Their journey, from South Warden to Ro Canarn, had been a crawl. Armies move as slowly as their slowest element, and the supply carts were like mobile taverns: they moved, but only reluctantly. Fallon had been in the vanguard, but retreated to the bulk of the army when he was tentatively asked to help with nightly watch. Word had spread about him, as it always did among knights, but nothing solid was known. They called him the Grey Knight and knew he was more than a swordsman.
‘Set camp,’ came the relay of shouts from each sergeant. The army was stopping within sight of the city. ‘Get to your evening duties.
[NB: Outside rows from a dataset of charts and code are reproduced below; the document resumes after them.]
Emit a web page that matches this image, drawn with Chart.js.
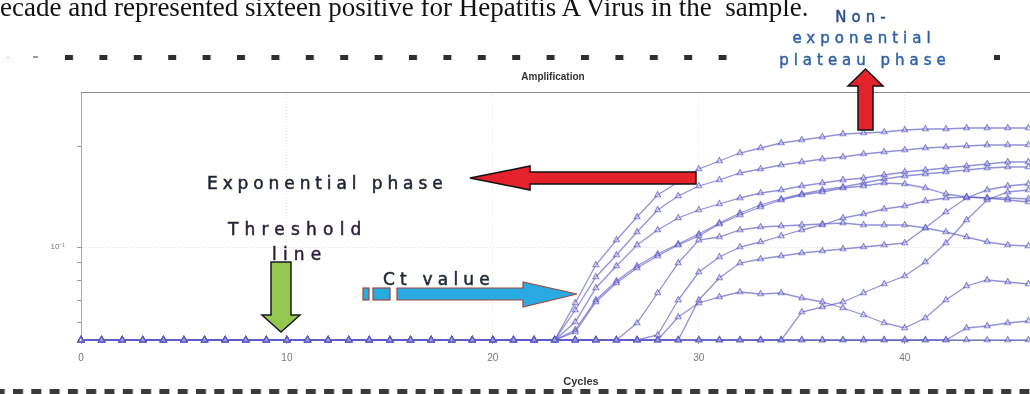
<!DOCTYPE html>
<html lang="en">
<head>
<meta charset="UTF-8">
<title>Amplification</title>
<style>
  html, body { margin: 0; padding: 0; background: #fff; overflow: hidden; }
  #wrap { position: relative; width: 1030px; height: 394px; overflow: hidden; }
  #chart { position: absolute; left: 0; top: 0; }
  #notes { position: absolute; left: 0; top: 0; pointer-events: none; }
  .note { font-family: "DejaVu Sans", sans-serif; }
</style>
</head>
<body>
<div id="wrap">
  <canvas id="chart" width="1054" height="394"></canvas>
  <svg id="notes" width="1030" height="394" viewBox="0 0 1030 394">
    <defs>
      <pattern id="dashTop" x="65" y="55" width="34.4" height="5" patternUnits="userSpaceOnUse">
        <rect width="8" height="5" fill="#2e2e2e"/>
      </pattern>
      <pattern id="dashBottom" x="13" y="389" width="18.3" height="5" patternUnits="userSpaceOnUse">
        <rect width="10" height="5" fill="#3a3a3a"/>
      </pattern>
    </defs>

    <!-- page text cut by the crop -->
    <text x="0" y="16" font-family="Liberation Serif, serif" font-size="27" fill="#111" style="white-space:pre">ecade and represented sixteen positive for Hepatitis A Virus in the  sample.</text>

    <!-- dashed crop lines -->
    <rect x="7" y="57" width="2" height="1" fill="#bbb"/>
    <rect x="33" y="56" width="5" height="2" fill="#999"/>
    <rect x="65" y="55" width="665" height="5" fill="url(#dashTop)"/>
    <rect x="994" y="55" width="6" height="5" fill="#2e2e2e"/>
    <rect x="0" y="389" width="1030" height="5" fill="url(#dashBottom)"/>

    <!-- exponential phase -->
    <polygon points="470,178 530,166 530,172 696,172 696,184 530,184 530,190" fill="#e4222b" stroke="#111" stroke-width="1.5" stroke-linejoin="miter"/>
    <text class="note" x="207" y="189" font-size="17" letter-spacing="4.9" fill="#1f2335" stroke="#1f2335" stroke-width="0.5">Exponential phase</text>

    <!-- plateau phase -->
    <polygon points="865.5,69 883,86 873,86 873,130 858,130 858,86 848,86" fill="#e4222b" stroke="#111" stroke-width="1.5"/>
    <text class="note" x="863" y="22" font-size="15" letter-spacing="5" text-anchor="middle" fill="#2d4f8a" stroke="#2d4f8a" stroke-width="0.45">Non-</text>
    <text class="note" x="864" y="43" font-size="15" letter-spacing="5" text-anchor="middle" fill="#2f62a8" stroke="#2f62a8" stroke-width="0.45">exponential</text>
    <text class="note" x="865" y="65" font-size="15" letter-spacing="5" text-anchor="middle" fill="#2f62a8" stroke="#2f62a8" stroke-width="0.45">plateau phase</text>

    <!-- threshold line -->
    <polygon points="271,262 291,262 291,315 300,315 281,332 262,315 271,315" fill="#92c84f" stroke="#1a1a1a" stroke-width="1.5"/>
    <text class="note" x="228" y="235" font-size="17" letter-spacing="6.2" fill="#2b1f38" stroke="#2b1f38" stroke-width="0.5">Threshold</text>
    <text class="note" x="272" y="260" font-size="17" letter-spacing="6.2" fill="#2b1f38" stroke="#2b1f38" stroke-width="0.5">line</text>

    <!-- Ct value -->
    <rect x="363" y="288" width="6" height="12" fill="#29abe2" stroke="#a0463c" stroke-width="1.2"/>
    <rect x="373" y="288" width="17" height="12" fill="#29abe2" stroke="#a0463c" stroke-width="1.2"/>
    <polygon points="397,288 523,288 523,282 577,294 523,307 523,300 397,300" fill="#29abe2" stroke="#a0463c" stroke-width="1.2"/>
    <text class="note" x="383" y="285" font-size="17" letter-spacing="5.2" fill="#222a35" stroke="#222a35" stroke-width="0.5">Ct value</text>
  </svg>
</div>

<script src="https://cdn.jsdelivr.net/npm/chart.js"></script>
<script>
  // RFU (arbitrary units above the baseline), one value per cycle
  // starting at the cycle where the curve leaves the baseline
  const lastCycle = 46;
  const baselineRfu = 0;

  const rfuA = [0, 37, 75, 100, 123, 145, 158, 171, 179, 187, 192, 197, 200, 203, 206, 207, 208, 210, 211, 211, 212, 212, 212, 212];
  const rfuB = [0, 30, 63, 85, 108, 130, 144, 154, 160, 167, 171, 175, 178, 181, 183, 186, 188, 190, 192, 193, 194, 195, 195, 195];
  const rfuC = [0, 18, 52, 74, 95, 110, 122, 130, 136, 142, 147, 150, 154, 157, 160, 162, 165, 168, 170, 172, 174, 176, 178, 178];
  const rfuD = [0, 8, 38, 57, 72, 84, 95, 104, 116, 125, 133, 140, 145, 148, 152, 154, 157, 156, 152, 146, 143, 142, 142, 141];
  const rfuE = [0, 10, 40, 59, 74, 86, 96, 106, 117, 127, 135, 141, 146, 150, 153, 157, 161, 164, 166, 168, 170, 172, 173, 173];
  const rfuF = [0, 17, 47, 77, 100, 103, 110, 113, 114, 115, 116, 117, 115, 115, 115, 112, 108, 103, 98, 95, 94];
  const rfuG = [0, 5, 40, 68, 83, 93, 98, 104, 110, 115, 122, 126, 131, 134, 139, 142, 143, 142, 140, 138];
  const rfuH = [0, 40, 62, 77, 81, 84, 87, 89, 91, 93, 95, 97, 112, 128, 142, 150, 154, 156];
  const rfuJ = [0, 23, 37, 43, 48, 46, 47, 42, 38, 32, 25, 17, 12, 22, 40, 54, 60, 58, 56];
  const rfuK = [0, 28, 33, 38, 47, 56, 64, 78, 97, 120, 140, 148, 150];
  const rfuL = [0, 12, 14, 17, 19];
  const rfuNeg = [];

  const samples = [rfuA, rfuB, rfuC, rfuD, rfuE, rfuF, rfuG, rfuH, rfuJ, rfuK, rfuL, rfuNeg];
  const riseCycle = [23, 23, 23, 23, 23, 26, 27, 29, 28, 34, 42, 47];

  const xTicks = [0, 10, 20, 30, 40];
  const yTicks = [18, 40, 60, 78, 93, 194];
  const yLabelled = 93;
  const yLabel = '10⁻¹';

  function seriesPoints(start, values) {
    const pts = [];
    for (let c = 0; c < start && c <= lastCycle; c++) pts.push({ x: c, y: baselineRfu });
    values.forEach((v, i) => pts.push({ x: start + i, y: v }));
    return pts;
  }

  const datasets = samples.map((vals, i) => ({
    data: seriesPoints(riseCycle[i], vals),
    borderColor: 'rgba(95,95,200,0.68)',
    borderWidth: 1.3,
    pointStyle: 'triangle',
    pointRadius: 3.4,
    pointBorderWidth: 1.1,
    pointBorderColor: 'rgba(85,85,195,0.7)',
    pointBackgroundColor: 'rgba(255,255,255,0.25)',
    tension: 0,
    clip: 6
  }));

  const frame = {
    id: 'frame',
    afterDraw(c) {
      const { ctx, chartArea: a } = c;
      ctx.save();
      ctx.strokeStyle = '#8a8a8a';
      ctx.lineWidth = 1.2;
      ctx.beginPath();
      ctx.moveTo(a.left, a.top + 0.5);
      ctx.lineTo(a.right, a.top + 0.5);
      ctx.stroke();
      ctx.fillStyle = '#333';
      ctx.textAlign = 'center';
      ctx.font = 'bold 10px "Liberation Sans", Arial, sans-serif';
      ctx.fillText('Amplification', 553, 80);
      ctx.font = 'bold 11px "Liberation Sans", Arial, sans-serif';
      ctx.fillText('Cycles', 581, 385);
      ctx.restore();
    }
  };

  new Chart(document.getElementById('chart'), {
    type: 'line',
    data: { datasets },
    options: {
      responsive: false,
      animation: false,
      layout: { padding: { top: 92, left: 0, right: 0, bottom: 0 } },
      plugins: { legend: { display: false }, tooltip: { enabled: false }, title: { display: false } },
      scales: {
        x: {
          type: 'linear',
          min: 0,
          max: 47,
          afterFit(s) { s.height = 54; },
          afterBuildTicks(s) { s.ticks = xTicks.map(v => ({ value: v })); },
          ticks: { font: { size: 10, family: 'Liberation Sans' }, color: '#777', padding: 8, maxRotation: 0 },
          grid: {
            color: ctx => ctx.tick && ctx.tick.value === 0 ? 'rgba(0,0,0,0)' : 'rgba(0,0,0,0.12)',
            tickColor: '#999',
            tickLength: 4
          },
          border: { color: '#999', dash: [1, 2] }
        },
        y: {
          min: 0,
          max: 248,
          afterFit(s) { s.width = 81; },
          afterBuildTicks(s) { s.ticks = yTicks.map(v => ({ value: v })); },
          ticks: {
            callback: v => v === yLabelled ? yLabel : '',
            font: { size: 8, family: 'Liberation Sans' },
            color: '#777',
            padding: 12
          },
          grid: {
            color: ctx => ctx.tick && ctx.tick.value === yLabelled ? 'rgba(0,0,0,0.12)' : 'rgba(0,0,0,0)',
            tickColor: '#999',
            tickLength: 4
          },
          border: { color: '#aaa', dash: [1, 2] }
        }
      }
    },
    plugins: [frame]
  });
</script>
</body>
</html>
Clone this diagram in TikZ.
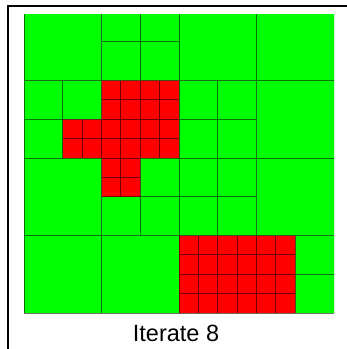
\documentclass[tikz,border=0pt]{standalone}
\usepackage{fontspec}
\setsansfont{Liberation Sans}
\definecolor{cellgreen}{RGB}{0,255,0}
\definecolor{cellred}{RGB}{255,0,0}
\tikzset{
  gridline/.style={draw=black, draw opacity=0.55, line width=0.9pt},
  frameline/.style={draw=black, line width=2pt},
  caption/.style={font=\sffamily\fontsize{23.5}{28}\selectfont, anchor=base, inner sep=0pt}
}
\begin{document}
\begin{tikzpicture}[x=1pt,y=-1pt]
\useasboundingbox (0,0) rectangle (347,349);
\clip (0,0) rectangle (347,349);
\fill[white] (0,0) rectangle (347,349);
% outer frame (runs off the right and bottom edges)
\draw[frameline] (7.5,360) -- (7.5,5.8) -- (360,5.8);
\begin{scope}[xshift=24pt, yshift=-3pt, x=38.75pt, y=-38.75pt]
  \clip (0,0.2839) rectangle (8,8);
  % green 2x2 blocks
  \fill[cellgreen] foreach \c/\r in {0/0,4/0,6/0,6/2,0/4,6/4,0/6,2/6} { (\c,\r) rectangle ++(2,2) };
  % green 1x1 cells
  \fill[cellgreen] foreach \c/\r in {2/0,3/0,2/1,3/1,0/2,1/2,0/3,4/2,5/2,4/3,5/3,3/4,2/5,3/5,4/4,5/4,4/5,5/5,7/6,7/7} { (\c,\r) rectangle ++(1,1) };
  % red refined cells
  \fill[cellred] foreach \c/\r in {1/3,2/2,3/2,2/3,3/3,2/4,4/6,5/6,6/6,4/7,5/7,6/7} { (\c,\r) rectangle ++(1,1) };
  % cell outlines, one path so shared edges are not darkened twice
  \draw[gridline]
    foreach \c/\r in {0/0,4/0,6/0,6/2,0/4,6/4,0/6,2/6} { (\c,\r) rectangle ++(2,2) }
    foreach \c/\r in {2/0,3/0,2/1,3/1,0/2,1/2,0/3,4/2,5/2,4/3,5/3,3/4,2/5,3/5,4/4,5/4,4/5,5/5,7/6,7/7} { (\c,\r) rectangle ++(1,1) }
    foreach \c/\r in {1/3,2/2,3/2,2/3,3/3,2/4,4/6,5/6,6/6,4/7,5/7,6/7} {
      (\c,\r) rectangle ++(0.5,0.5)
      (\c+0.5,\r) rectangle ++(0.5,0.5)
      (\c,\r+0.5) rectangle ++(0.5,0.5)
      (\c+0.5,\r+0.5) rectangle ++(0.5,0.5) };
\end{scope}
\node[caption] (title) at (176,341) {Iterate 8};
\end{tikzpicture}
\end{document}
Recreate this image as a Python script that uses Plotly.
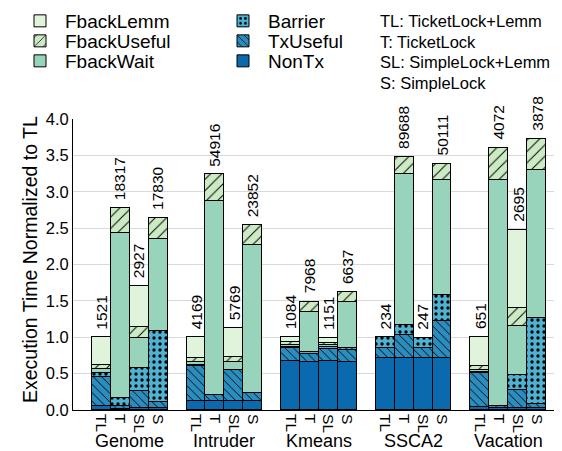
import plotly.graph_objects as go

# ---------------- data ----------------
groups = ["Genome", "Intruder", "Kmeans", "SSCA2", "Vacation"]
variants = ["TL", "T", "SL", "S"]

NonTx = [0.05, 0.02, 0.025, 0.03, 0.13, 0.13, 0.13, 0.13, 0.68, 0.655, 0.67, 0.665,
         0.72, 0.72, 0.72, 0.72, 0.04, 0.03, 0.025, 0.025]
TxUseful = [0.41, 0.035, 0.24, 0.085, 0.48, 0.075, 0.42, 0.10, 0.17, 0.11, 0.175, 0.16,
            0.138, 0.311, 0.138, 0.504, 0.47, 0.03, 0.25, 0.055]
Barrier = [0.055, 0.105, 0.31, 0.976, 0.01, 0.0, 0.0, 0.0, 0.02, 0.035, 0.02, 0.025,
           0.142, 0.137, 0.137, 0.357, 0.01, 0.0, 0.2, 1.19]
FbackWait = [0.05, 2.277, 0.41, 1.255, 0.04, 2.667, 0.106, 2.038, 0.03, 0.55, 0.03, 0.64,
             0.0, 2.076, 0.0, 1.581, 0.03, 3.10, 0.673, 2.03]
FbackUseful = [0.06, 0.334, 0.15, 0.29, 0.05, 0.367, 0.078, 0.275, 0.03, 0.14, 0.03, 0.137,
               0.0, 0.229, 0.0, 0.22, 0.05, 0.445, 0.25, 0.425]
FbackLemm = [0.375, 0.0, 0.57, 0.0, 0.29, 0.0, 0.389, 0.0, 0.07, 0.0, 0.065, 0.0,
             0.0, 0.0, 0.0, 0.0, 0.40, 0.0, 1.076, 0.0]
counts = ["1521", "18317", "2927", "17830", "4169", "54916", "5769", "23852",
          "1084", "7968", "1151", "6637", "234", "89688", "247", "50111",
          "651", "4072", "2695", "3878"]
y_ticks = [0.0, 0.5, 1.0, 1.5, 2.0, 2.5, 3.0, 3.5, 4.0]
abbrev_lines = ["TL: TicketLock+Lemm", "T: TicketLock", "SL: SimpleLock+Lemm", "S: SimpleLock"]

# ---------------- layout constants ----------------
FONT = "Liberation Sans, Arial, Helvetica, sans-serif"
W, H = 562, 451
ML, MR, MT, MB = 65, 5, 111, 49
XMIN, XMAX = -0.5, 25.5


def px_to_paper_x(px):
    return (px - ML) / (W - ML - MR)


def px_to_paper_y(py):
    return (H - MB - py) / (H - MT - MB)


# bar positions: each group has 4 bars followed by a one-slot gap
xpos = [g * 5 + b + 1 for g in range(len(groups)) for b in range(len(variants))]
xlabels = [v for g in groups for v in variants]
group_x = [g * 5 + 2.5 for g in range(len(groups))]

# name, values, colour, pattern, legend id, legend column x (px), legend row y (px)
series = [
    ("NonTx", NonTx, "#0b6aad", "", "legend7", 210, 53),
    ("TxUseful", TxUseful, "#2b8cbe", "\\", "legend6", 210, 33),
    ("Barrier", Barrier, "#4eb3d3", ".", "legend5", 210, 13),
    ("FbackWait", FbackWait, "#97d4bb", "", "legend4", 7, 53),
    ("FbackUseful", FbackUseful, "#ccebc5", "/", "legend3", 7, 33),
    ("FbackLemm", FbackLemm, "#e0f3db", "", "legend2", 7, 13),
]

fig = go.Figure()
legend_layout = {}
for name, vals, color, shape, leg, lx, ly in series:
    pattern = dict(shape=shape, fgcolor="black", bgcolor=color, fillmode="replace")
    if shape == ".":
        pattern.update(size=6, solidity=0.25)
    elif shape == "\\":
        pattern.update(size=6, solidity=0.15)
    elif shape == "/":
        pattern.update(size=8, solidity=0.12)
    fig.add_trace(go.Bar(
        x=xpos, y=vals, name=name, width=1.0, showlegend=True,
        marker=dict(color=color, line=dict(color="black", width=1), pattern=pattern),
        legend=leg,
    ))
    legend_layout[leg] = dict(x=lx / W, xref="container", y=1 - ly / H, yref="container",
                              xanchor="left", yanchor="middle",
                              font=dict(size=19, family=FONT, color="black"),
                              bgcolor="rgba(0,0,0,0)", itemwidth=40)

totals = [sum(s[1][i] for s in series) for i in range(len(xpos))]
for x, t, c in zip(xpos, totals, counts):
    fig.add_annotation(x=x, y=t, xref="x", yref="y", text=c, textangle=-90,
                       showarrow=False, yanchor="bottom", xanchor="center", yshift=6,
                       font=dict(size=15.5, color="black", family=FONT))

for gx, name in zip(group_x, groups):
    fig.add_annotation(x=gx, y=px_to_paper_y(433), xref="x", yref="paper",
                       text=name, showarrow=False,
                       font=dict(size=18, color="black", family=FONT),
                       xanchor="center", yanchor="middle")

# abbreviations block (one annotation per line for exact line spacing)
for i, line in enumerate(abbrev_lines):
    fig.add_annotation(x=px_to_paper_x(370), y=px_to_paper_y(13 + 20.7 * i),
                       xref="paper", yref="paper", text=line, align="left",
                       showarrow=False, xanchor="left", yanchor="middle",
                       font=dict(size=16.5, color="black", family=FONT))

# y-axis title
fig.add_annotation(x=px_to_paper_x(22.5), y=px_to_paper_y(251.5), xref="paper",
                   yref="paper", text="Execution Time Normalized to TL", textangle=-90,
                   showarrow=False, xanchor="center", yanchor="middle",
                   font=dict(size=19.5, color="black", family=FONT))

fig.update_layout(
    width=W, height=H,
    margin=dict(l=ML, r=MR, t=MT, b=MB, autoexpand=False),
    barmode="stack", bargap=0, showlegend=True,
    plot_bgcolor="white", paper_bgcolor="white",
    font=dict(family=FONT, color="black", size=16),
    xaxis=dict(range=[XMIN, XMAX], tickmode="array", tickvals=xpos, ticktext=xlabels,
               tickangle=90, showgrid=False, zeroline=False, showline=True, automargin=False,
               linecolor="black", linewidth=1, ticks="", tickfont=dict(size=15.5, family=FONT)),
    yaxis=dict(range=[0, 4], tickmode="array", tickvals=y_ticks, automargin=False,
               ticktext=[f"{v:.1f}" for v in y_ticks],
               showgrid=True, gridcolor="#d9d9d9", gridwidth=1, zeroline=False,
               showline=True, linecolor="black", linewidth=1, ticks="",
               tickfont=dict(size=16.5, family=FONT)),
    **legend_layout,
)

fig.write_html("out.html")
No rest ’til we have stockade and guards on post.’
Groans and low-key insubordination. Knights of the Red could grumble like no other soldiers. It was instilled in them from their first day in armour. They never complained openly, just bickered among themselves, proclaiming all the things they’d do differently were they in charge. Fallon had been the same, until he was made captain, after which he’d realized how pointless it was to complain.
‘I never thought I’d be part of a Red Army of ten thousand knights,’ said Al Hasim, dismounting next to Fallon. ‘Well, maybe as a prisoner.’